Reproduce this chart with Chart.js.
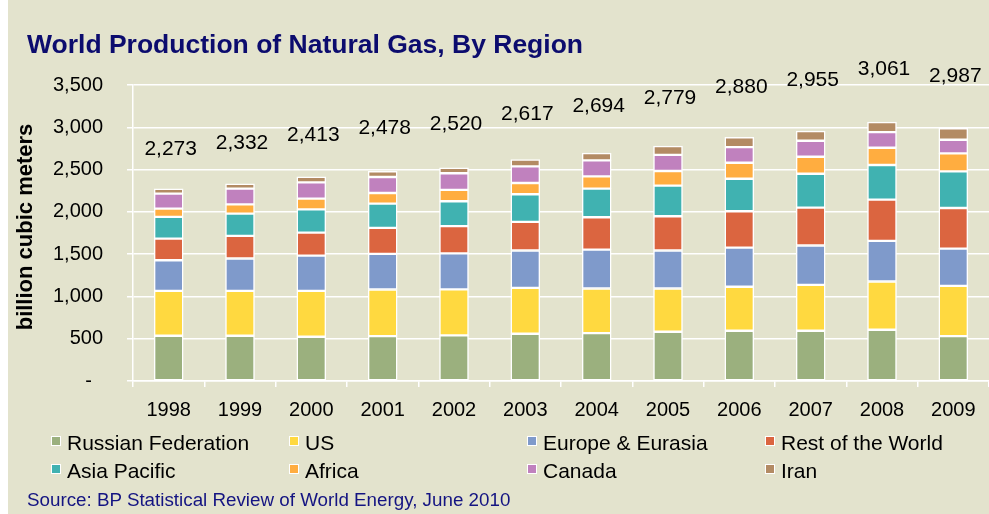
<!DOCTYPE html>
<html>
<head>
<meta charset="utf-8">
<script src="https://cdn.jsdelivr.net/npm/chart.js@4.4.0/dist/chart.umd.min.js"></script>
<style>
  body { margin: 0; width: 989px; height: 514px; overflow: hidden; background: #fff; font-family: "Liberation Sans", Arial, sans-serif; }
  #bg { position: absolute; left: 8px; top: 0; width: 981px; height: 514px; background: #E3E3CD; }
  #c { position: absolute; left: 0; top: 0; }
  .title { position: absolute; left: 27px; top: 31px; font-size: 26.5px; line-height: 26.5px; font-weight: bold; color: #0C0C6E; white-space: nowrap; }
  .ytitle { position: absolute; left: -125px; top: 216px; width: 300px; text-align: center; font-size: 22px; line-height: 22px; font-weight: bold; color: #000; transform: rotate(-90deg); white-space: nowrap; }
  .leg { position: absolute; height: 20px; white-space: nowrap; font-size: 21px; line-height: 21px; color: #000; }
  .leg .box { position: absolute; left: 0; top: 0; width: 8px; height: 8px; border: 1.5px solid #fff; }
  .leg .txt { position: absolute; left: 16px; top: -4px; }
  .source { position: absolute; left: 27px; top: 491px; font-size: 18.8px; line-height: 18.8px; color: #141482; white-space: nowrap; }
</style>
</head>
<body>
<div id="bg"></div>
<canvas id="c" width="989" height="514"></canvas>
<div class="title">World Production of Natural Gas, By Region</div>
<div class="ytitle">billion cubic meters</div>
<div id="legend"></div>
<div class="source">Source: BP Statistical Review of World Energy, June 2010</div>
<script>
// dados (bilhões de m³)
const years = ['1998', '1999', '2000', '2001', '2002', '2003', '2004', '2005', '2006', '2007', '2008', '2009'];
const russia = [535, 535, 523, 531, 539, 559, 567, 582, 594, 594, 606, 531];
const us = [531, 531, 543, 551, 545, 543, 527, 512, 520, 543, 571, 594];
const europe = [362, 382, 417, 421, 425, 441, 460, 449, 464, 465, 480, 441];
const restOfWorld = [256, 268, 272, 307, 322, 338, 382, 405, 429, 448, 488, 480];
const asiaPacific = [256, 263, 275, 287, 294, 327, 338, 362, 385, 401, 409, 433];
const africa = [98, 110, 126, 126, 135, 133, 146, 173, 189, 201, 204, 213];
const canada = [177, 185, 193, 189, 196, 197, 189, 190, 185, 189, 185, 161];
const iran = [58, 58, 64, 66, 64, 79, 85, 106, 114, 114, 118, 134];
const totals = [2273, 2332, 2413, 2478, 2520, 2617, 2694, 2779, 2880, 2955, 3061, 2987];
const yTicks = [0, 500, 1000, 1500, 2000, 2500, 3000, 3500];

const seriesNames = ['Russian Federation', 'US', 'Europe & Eurasia', 'Rest of the World', 'Asia Pacific', 'Africa', 'Canada', 'Iran'];
const seriesData = [russia, us, europe, restOfWorld, asiaPacific, africa, canada, iran];
const colors = ['#9BB07E', '#FFD940', '#7F9ACB', '#DB6540', '#40B2B1', '#FFAD40', '#C081BE', '#B38B64'];

function fmt(n) {
  return String(n).replace(/\B(?=(\d{3})+(?!\d))/g, ',');
}

// legenda em HTML (4 colunas, 2 linhas)
const legendEl = document.getElementById('legend');
const colLeft = [51, 289, 527, 765];
const rowTop = [436, 464];
seriesNames.forEach(function(name, i) {
  const item = document.createElement('div');
  item.className = 'leg';
  item.style.left = colLeft[i % 4] + 'px';
  item.style.top = rowTop[Math.floor(i / 4)] + 'px';
  item.innerHTML = '<span class="box" style="background:' + colors[i] + '"></span><span class="txt"></span>';
  item.querySelector('.txt').textContent = name;
  legendEl.appendChild(item);
});

// totais acima das barras
const totalLabels = {
  id: 'totalLabels',
  afterDatasetsDraw(chart) {
    const ctx = chart.ctx;
    const x = chart.scales.x;
    const y = chart.scales.y;
    ctx.save();
    ctx.font = '21px "Liberation Sans", Arial, sans-serif';
    ctx.fillStyle = '#000';
    ctx.textAlign = 'center';
    ctx.textBaseline = 'middle';
    totals.forEach(function(t, i) {
      ctx.fillText(fmt(t), x.getPixelForValue(i) + 2, y.getPixelForValue(t * 1.205));
    });
    ctx.restore();
  }
};

const ctx = document.getElementById('c').getContext('2d');
new Chart(ctx, {
  type: 'bar',
  data: {
    labels: years,
    datasets: seriesData.map(function(d, i) {
      return {
        label: seriesNames[i],
        data: d,
        backgroundColor: colors[i],
        borderColor: '#fff',
        borderWidth: 1.5,
        borderSkipped: false,
        barThickness: 29
      };
    })
  },
  options: {
    responsive: false,
    animation: false,
    devicePixelRatio: 1,
    layout: { padding: { top: 85, left: 0, right: 0, bottom: 0 } },
    plugins: {
      legend: { display: false },
      tooltip: { enabled: false }
    },
    scales: {
      x: {
        stacked: true,
        afterFit: function(s) { s.height = 133; },
        grid: { display: true, drawOnChartArea: false, drawTicks: true, tickLength: 6, color: '#fff', lineWidth: 1.5, offset: true },
        border: { display: true, color: '#fff', width: 1.5 },
        ticks: { color: '#000', font: { family: '"Liberation Sans", Arial, sans-serif', size: 20 }, padding: 11, maxRotation: 0 }
      },
      y: {
        stacked: true,
        min: 0,
        max: 3500,
        afterFit: function(s) { s.width = 133; },
        afterBuildTicks: function(s) { s.ticks = yTicks.map(function(v) { return { value: v }; }); },
        grid: { color: '#fff', lineWidth: 1.5, tickLength: 6 },
        border: { display: true, color: '#fff', width: 1.5 },
        ticks: {
          color: '#000',
          font: { family: '"Liberation Sans", Arial, sans-serif', size: 20 },
          padding: 24,
          callback: function(v) { return v === 0 ? '-  ' : fmt(v); }
        }
      }
    }
  },
  plugins: [totalLabels]
});
</script>
</body>
</html>
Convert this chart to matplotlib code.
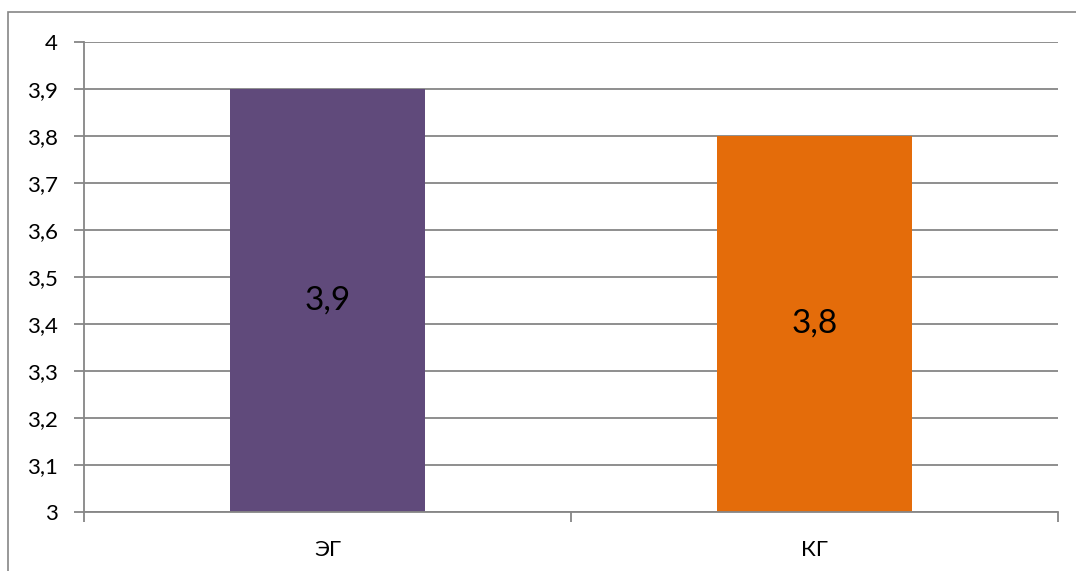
——
Work to complete ▸ Copy each line of the listing that includes "this".

Exercise solution ▸
Reproduce this chart with Chart.js.
Convert this chart to matplotlib code.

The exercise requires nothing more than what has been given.